City officials fled into exile and were replaced by a Russian puppet government.

The Kremlin has since sought to portray the reconstruction of the historic city as one of the triumphs of its invasion of Ukraine, with Russian President Vladimir Putin making a visit in February, where he inspected a new apartment complex.

It has become an important base for the Russian military as they defend territory they've seized in south Ukraine from a Ukrainian counteroffensive.

Ukraine has a network of resistance fighters operating in territory occupied by Russia, many of whom are ordinary civilians.

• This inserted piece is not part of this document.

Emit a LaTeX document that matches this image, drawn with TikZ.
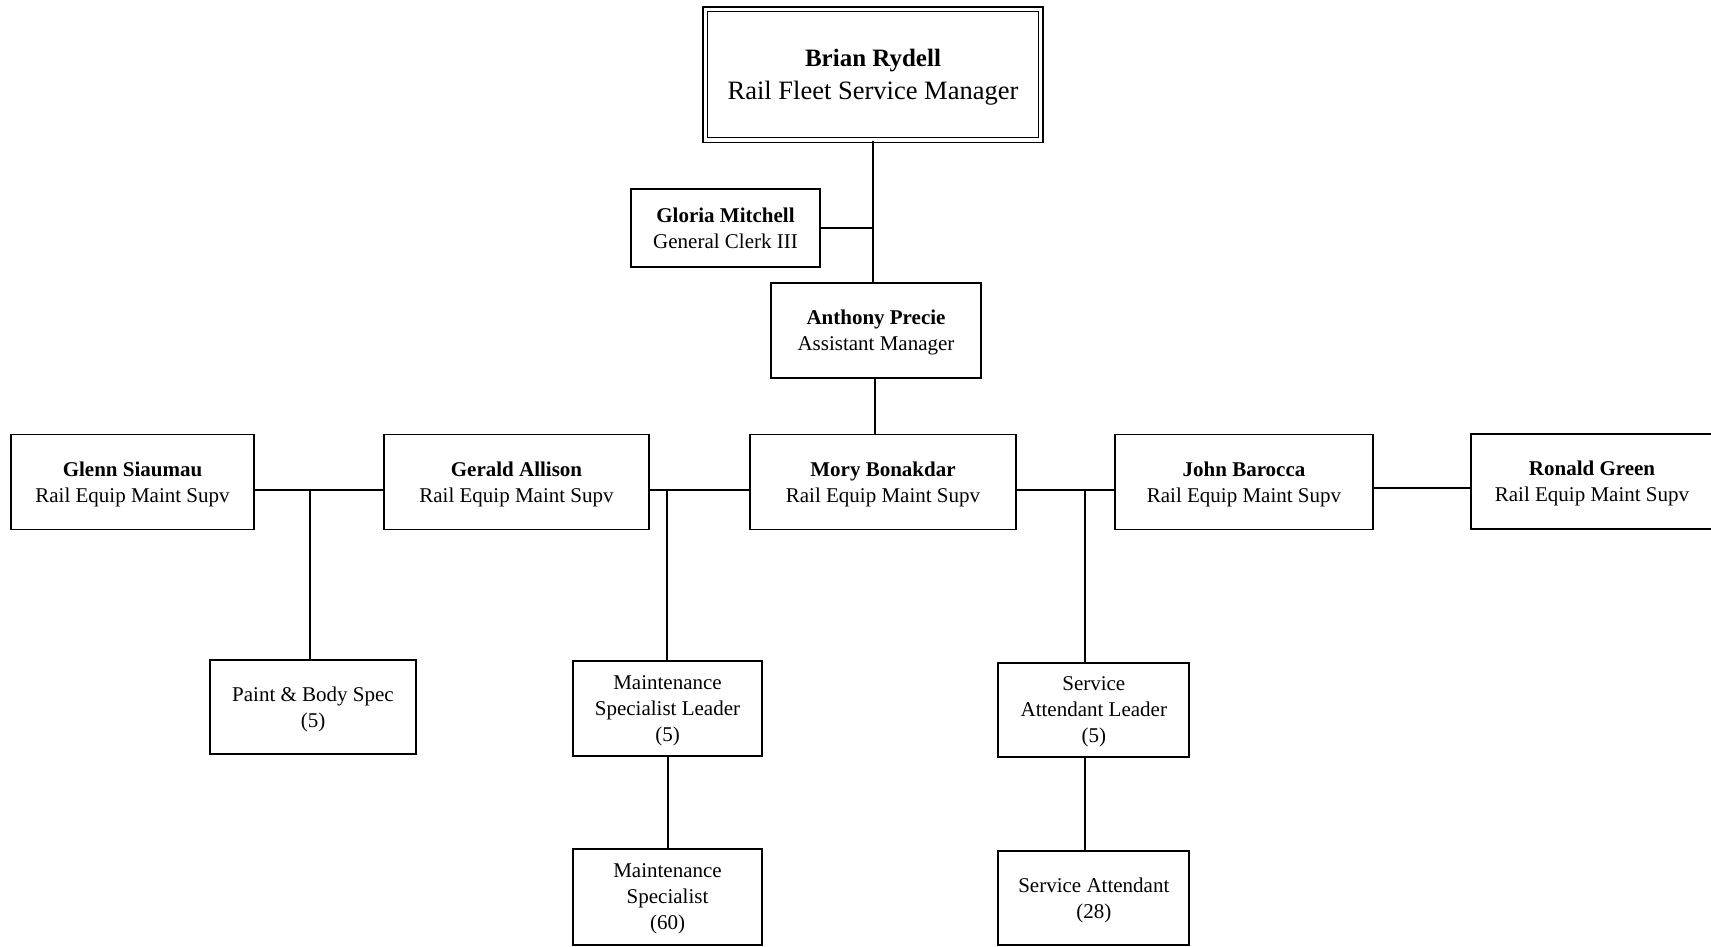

In Mariupol, according to reports, civilians have adopted the " Ї " as a symbol of resistance, scrawling the letter around the city in defiance of the Russian occupiers (the letter is not found in the Russian alphabet.)

The city's resistance movement has claimed credit for other attacks, claiming to have set fire to a building housing Russian military personnel last October, Ukrainian media reported. 

According to a report by UK think tank The Royal United Services Institute, the Ukrainian resistance's main mission is to collect intelligence on the Russian military or help Ukrainian forces target Russian positions.

It notes that Ukrainian forces have engaged in sabotage missions, but that direct attacks on Russian forces such as the one reported by Andriushchenko are rare as they often require specialist training.